BAGHDAD: Iraq has so far received 2,225 Daesh group detainees, whom the US military began transferring from Syria last month, an Iraqi official told AFP on Saturday.
They are among up to 7,000 Daesh detainees whose transfer from Syria to Iraq the US Central Command (CENTCOM) announced last month, in a move it said was aimed at “ensuring that the terrorists remain in secure detention facilities.”
Previously, they had been held in prisons and camps administered by the Kurdish-led Syrian Democratic Forces (SDF) in northeast Syria.
The announcement of the transfer plan last month came after US envoy to Syria Tom Barrack declared that the SDF’s role in confronting Daesh had come to an end.
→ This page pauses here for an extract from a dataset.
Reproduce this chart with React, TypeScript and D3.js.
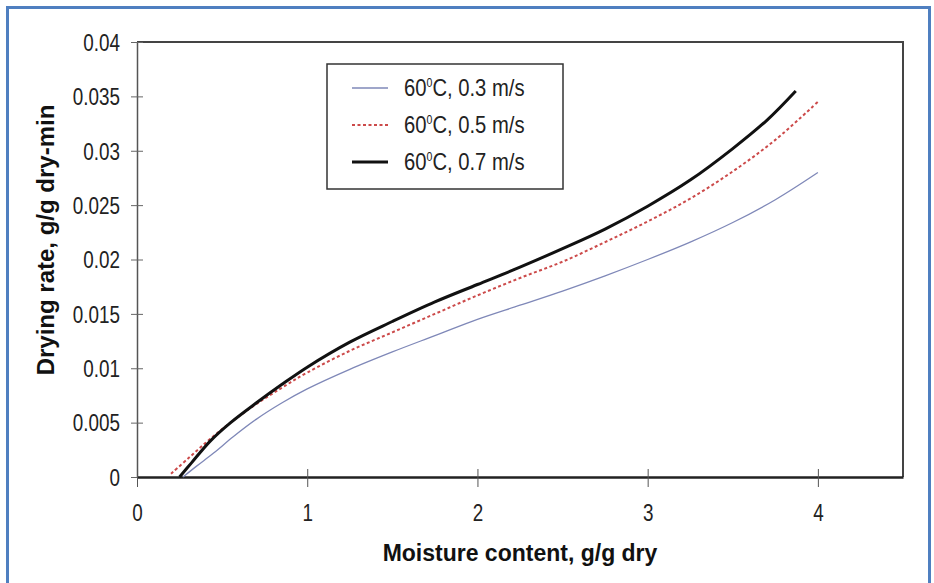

Saad Maan, head of the security information cell attached to the Iraqi prime minister’s office, told AFP on Saturday that “Iraq has received 2,225 terrorists from the Syrian side by land and air, in coordination with the international coalition,” which Washington has led since 2014 to fight Daesh.
He said they are being held in “strict, regular detention centers.”
A Kurdish military source confirmed to AFP the “continued transfer of Daesh detainees from Syria to Iraq under the protection of the international coalition,” using another name for Daesh.
On Saturday, an AFP photographer near the Kurdish-majority city of Qamishli in northeastern Syria saw a US military convoy and 11 buses with tinted windows.

- Iraq calls for repatriation -

Daesh seized swathes of northern and western Iraq starting in 2014, until Iraqi forces, backed by the international coalition, managed to defeat it in 2017.
Iraq is still recovering from the severe abuses committed by the terrorists.
In recent years, Iraqi courts have issued death and life sentences against those convicted of terrorism offenses.
Thousands of Iraqis and foreign nationals convicted of membership in the group are incarcerated in Iraqi prisons.
On Monday, the Iraqi judiciary announced it had begun investigative procedures involving 1,387 detainees it received as part of the US military’s operation.
In a statement to the Iraqi News Agency on Saturday, Maan said “the established principle is to try all those involved in crimes against Iraqis and those belonging to the terrorist Daesh organization before the competent Iraqi courts.”
Among the detainees being transferred to Iraq are Syrians, Iraqis, Europeans and holders of other nationalities, according to Iraqi security sources.
Iraq is calling on the concerned countries to repatriate their citizens and ensure their prosecution.
Maan noted that “the process of handing over the terrorists to their countries will begin once the legal requirements are completed.”